Data quality with Soda.io at americanas

Diego Lopes
3 min readApr 15, 2022

--

About americanas

Americanas is a brazilian company which adopts a unique approach in serving its customers, offering a physical platform with different store formats, in addition to having a digital platform, with various companies(Americanas, Submarino, Shoptime, Soubarato, others) seeking to be capable of delivering the best omnichannel consumer experience in Brazil. The Company has an innovation engine to accelerate its platforms, build disruptive businesses and leverage different initiatives.

Environment

Our data team is called Bee and the platform is Bee Data platform, this team has responsible to integrate, load, transform, serving the data to users. The data product has been our mainly asset to offer to final users.

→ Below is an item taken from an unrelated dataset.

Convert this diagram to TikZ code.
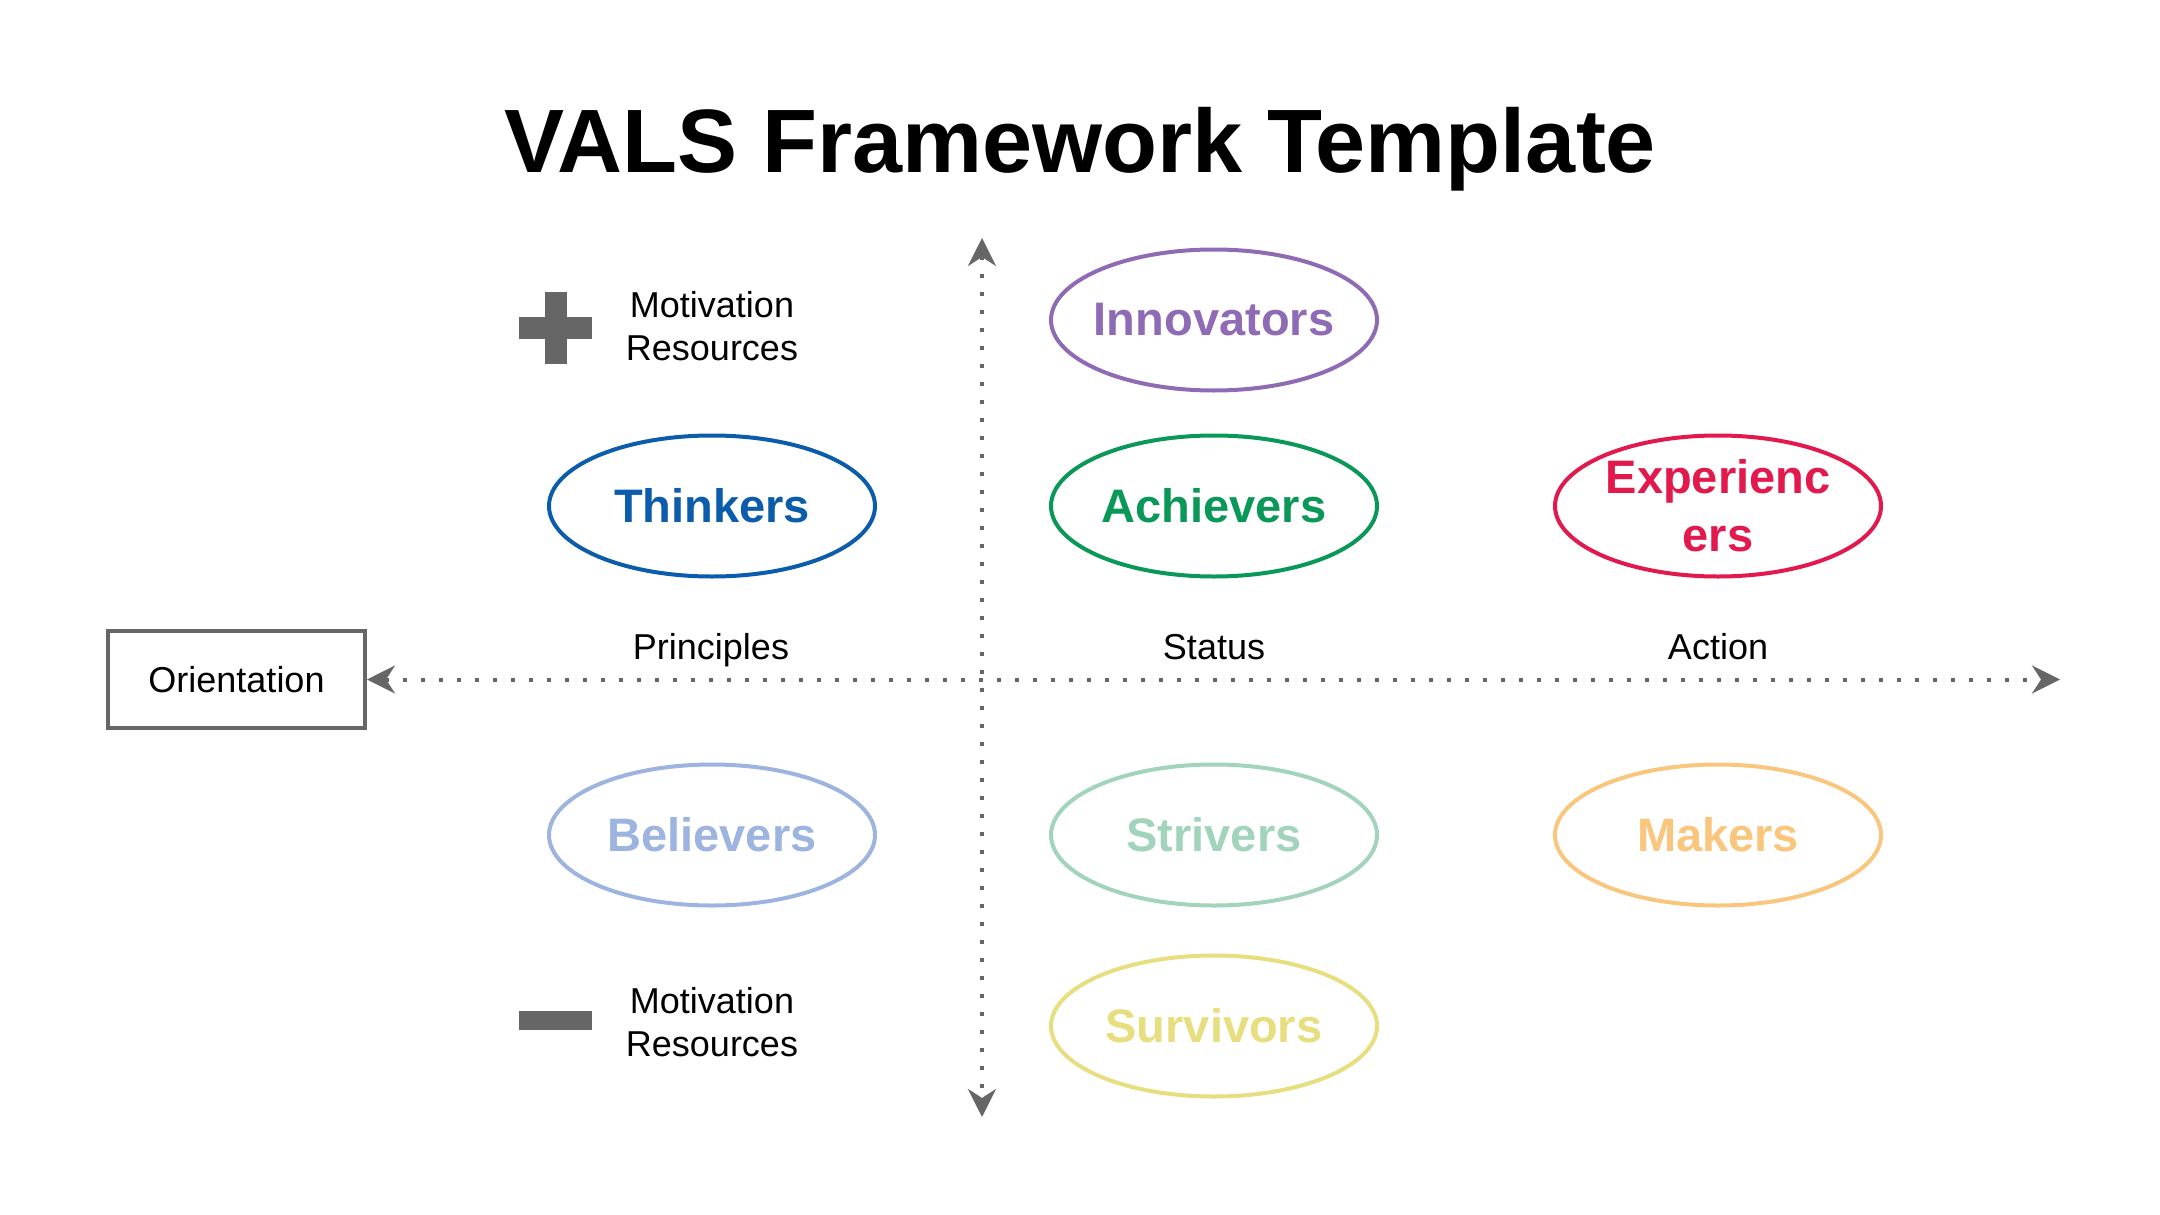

In behalf of our role we have responsability to deliver data products with quality and SLA. Some critereas have been definied to choose data quality and observability tool:

  • Security;
  • Easy way to create metrics;
  • Compatible stack with our environment;
  • Open Source;
  • Scalability;

After couple of PoC we choose Soda.io, with two main services, Soda SQL and Soda Cloud to implement this six core data quality dimensions:

  • Completeness
  • Uniqueness
  • Timeliness
  • Validity
  • Accuracy
  • Consistency

Architecture

In the below image has an overview of our stack of data observability and data quality, which has 4 steps:

1 — Deploy yaml soda file with metrics by gitlab;

2 — Google Kubernetes Engine Operators by airflow;

3 — Soda SQL scans metrics sent by yaml file;

4 — Soda Cloud collect results of metrics;

Data quality architecture

As our stack is GCP, Composer/Airflow has orchestration duty then we prefer to use GKE operator to make scans into pods and make this concept much more scalable.

Results

After metrics implemented our team has proactive alerts, when some source system is delaying to deliver the data, if the data has not correct format, if the threshold is lower or higher we can identify easely and automatically by Soda.

Soda Cloud metrics

One of great feature Soda offers is anomaly detection of some metrics, as per above images.

All metrics and scans done by this tool have been exceptional becaming much better data team than past. Nowadays data team can deliver data with consistency, quality, integrity. Our techincal maturity grown up and final users are glad with good data to make their decision.

--

--